Rotopounamu is a popular walk located 11km from Turangi off SH47. Nestled on the side of Mt Pihanga this beautiful lake is a special favourite of walkers, bird watchers, tree lovers, school groups and families as it’s a great place to take young kids.

Date:  02 November 2009

Rotopounamu is a popular walk located 11km from Turangi off SH47. Nestled on the side of Mt Pihanga this beautiful lake is a special favourite of walkers, bird watchers, tree lovers, school groups and families as it’s a great place to take young kids.

It is also the focus of a significant ecological restoration project in a joint initiative with DOC and the Tongariro National History Society (TNHS). Together they are aiming to restore the area to its natural state, and encourage native fauna and flora to thrive by way of intensive pest control.

A new group of TNHS volunteers have recently arrived to work over summer at this important site. They come from America, England, France and even a couple from New Zealand.

Their main role is to help with the long term project which primarily involves controlling animal predators. This is done by filling the network of 1100 bait stations covering 600ha of bush, and by checking and re-setting trap boxes around the lake. The bait stations are filled with poison fortnightly over the summer, heavily reducing rat numbers and giving birds a chance to breed.   The traps focus more on the control of stoats.  Both of these methods require huge volunteer commitment, so this new group is vitally important over the summer period.

One of their first jobs at Rotopounamu on arrival was to place 30 new tree plaques around the lake which identify important native tree species. Area Manager Dave Lumley says “assisting the public in identifying native tree species is important for visitors and locals to help understand the importance and special uniqueness of this site”.
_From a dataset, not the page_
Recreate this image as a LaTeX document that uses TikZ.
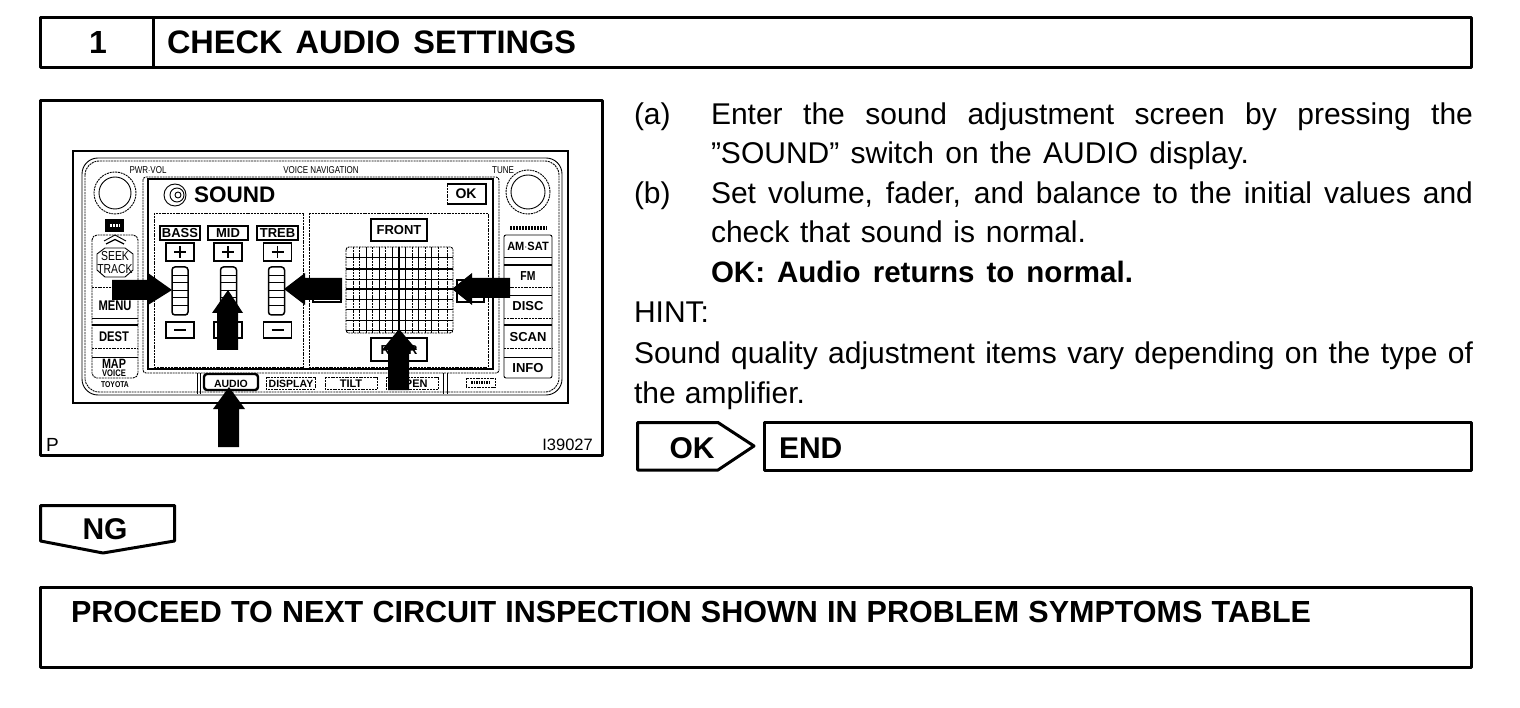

Working with communities is an important role nationally for the Department. Sharing conservation work, and supporting communities and individuals to contribute to conservation is rewarding for all those involved. 

DOC has also recently made significant track improvements taking out the steps and therefore making the track accessible for pushchairs. With the increase of bird song and planned improved interpretation this is a great place for families to go for a nature walk.